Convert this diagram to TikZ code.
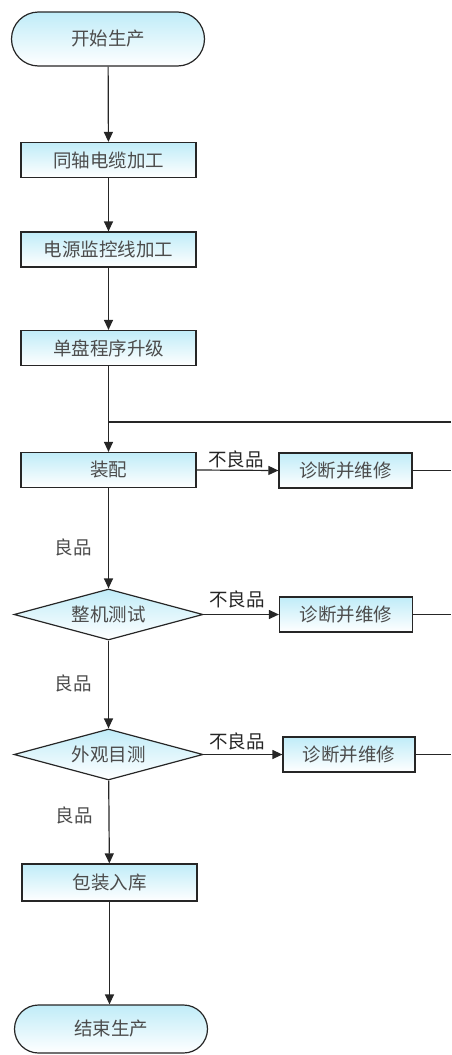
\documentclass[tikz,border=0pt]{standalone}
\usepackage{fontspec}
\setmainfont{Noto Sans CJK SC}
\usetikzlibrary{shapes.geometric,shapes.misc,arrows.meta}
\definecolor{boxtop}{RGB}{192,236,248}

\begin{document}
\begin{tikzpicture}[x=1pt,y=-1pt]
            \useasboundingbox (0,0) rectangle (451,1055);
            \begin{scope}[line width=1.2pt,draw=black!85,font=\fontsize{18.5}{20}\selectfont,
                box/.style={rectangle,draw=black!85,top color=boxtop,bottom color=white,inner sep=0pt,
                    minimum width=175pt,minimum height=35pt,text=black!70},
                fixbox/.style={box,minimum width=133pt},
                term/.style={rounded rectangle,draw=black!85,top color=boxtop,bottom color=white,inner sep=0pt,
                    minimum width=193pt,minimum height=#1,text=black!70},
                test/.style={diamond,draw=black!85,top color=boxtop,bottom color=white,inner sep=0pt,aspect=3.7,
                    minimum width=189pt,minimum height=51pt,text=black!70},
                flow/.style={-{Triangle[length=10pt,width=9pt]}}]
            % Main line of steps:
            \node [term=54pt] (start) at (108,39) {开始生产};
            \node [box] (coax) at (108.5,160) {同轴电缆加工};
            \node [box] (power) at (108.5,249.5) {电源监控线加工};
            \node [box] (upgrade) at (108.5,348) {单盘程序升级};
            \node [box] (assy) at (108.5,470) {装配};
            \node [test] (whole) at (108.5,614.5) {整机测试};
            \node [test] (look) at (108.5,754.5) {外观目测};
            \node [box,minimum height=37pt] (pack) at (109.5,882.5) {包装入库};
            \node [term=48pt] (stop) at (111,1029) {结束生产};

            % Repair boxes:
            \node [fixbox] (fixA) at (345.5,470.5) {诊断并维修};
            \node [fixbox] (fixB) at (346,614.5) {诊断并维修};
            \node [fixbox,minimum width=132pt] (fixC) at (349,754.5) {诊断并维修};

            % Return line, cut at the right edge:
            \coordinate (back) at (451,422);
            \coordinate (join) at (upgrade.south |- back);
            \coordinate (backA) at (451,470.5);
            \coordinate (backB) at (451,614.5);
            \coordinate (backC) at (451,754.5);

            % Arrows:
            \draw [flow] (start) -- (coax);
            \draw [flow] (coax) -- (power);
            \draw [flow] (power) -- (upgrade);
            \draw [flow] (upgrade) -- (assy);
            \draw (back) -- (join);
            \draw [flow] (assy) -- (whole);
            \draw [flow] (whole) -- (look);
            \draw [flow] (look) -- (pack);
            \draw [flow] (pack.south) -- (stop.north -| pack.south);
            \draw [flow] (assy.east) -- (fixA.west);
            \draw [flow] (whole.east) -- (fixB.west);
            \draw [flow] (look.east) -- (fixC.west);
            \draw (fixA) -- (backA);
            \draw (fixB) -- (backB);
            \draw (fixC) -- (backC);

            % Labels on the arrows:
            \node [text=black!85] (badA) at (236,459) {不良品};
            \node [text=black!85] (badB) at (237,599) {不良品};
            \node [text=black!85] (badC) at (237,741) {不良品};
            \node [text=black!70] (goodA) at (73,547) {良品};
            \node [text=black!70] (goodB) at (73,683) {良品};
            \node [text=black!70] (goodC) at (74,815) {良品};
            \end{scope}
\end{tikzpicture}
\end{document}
***
Quote, please, every line of the material above from its start through the line that has "(backC) at (451,754.5);", reproducing the words exactly and dropping any images.

Convert this diagram to TikZ code.
\documentclass[tikz,border=0pt]{standalone}
\usepackage{fontspec}
\setmainfont{Noto Sans CJK SC}
\usetikzlibrary{shapes.geometric,shapes.misc,arrows.meta}
\definecolor{boxtop}{RGB}{192,236,248}

\begin{document}
\begin{tikzpicture}[x=1pt,y=-1pt]
            \useasboundingbox (0,0) rectangle (451,1055);
            \begin{scope}[line width=1.2pt,draw=black!85,font=\fontsize{18.5}{20}\selectfont,
                box/.style={rectangle,draw=black!85,top color=boxtop,bottom color=white,inner sep=0pt,
                    minimum width=175pt,minimum height=35pt,text=black!70},
                fixbox/.style={box,minimum width=133pt},
                term/.style={rounded rectangle,draw=black!85,top color=boxtop,bottom color=white,inner sep=0pt,
                    minimum width=193pt,minimum height=#1,text=black!70},
                test/.style={diamond,draw=black!85,top color=boxtop,bottom color=white,inner sep=0pt,aspect=3.7,
                    minimum width=189pt,minimum height=51pt,text=black!70},
                flow/.style={-{Triangle[length=10pt,width=9pt]}}]
            % Main line of steps:
            \node [term=54pt] (start) at (108,39) {开始生产};
            \node [box] (coax) at (108.5,160) {同轴电缆加工};
            \node [box] (power) at (108.5,249.5) {电源监控线加工};
            \node [box] (upgrade) at (108.5,348) {单盘程序升级};
            \node [box] (assy) at (108.5,470) {装配};
            \node [test] (whole) at (108.5,614.5) {整机测试};
            \node [test] (look) at (108.5,754.5) {外观目测};
            \node [box,minimum height=37pt] (pack) at (109.5,882.5) {包装入库};
            \node [term=48pt] (stop) at (111,1029) {结束生产};

            % Repair boxes:
            \node [fixbox] (fixA) at (345.5,470.5) {诊断并维修};
            \node [fixbox] (fixB) at (346,614.5) {诊断并维修};
            \node [fixbox,minimum width=132pt] (fixC) at (349,754.5) {诊断并维修};

            % Return line, cut at the right edge:
            \coordinate (back) at (451,422);
            \coordinate (join) at (upgrade.south |- back);
            \coordinate (backA) at (451,470.5);
            \coordinate (backB) at (451,614.5);
            \coordinate (backC) at (451,754.5);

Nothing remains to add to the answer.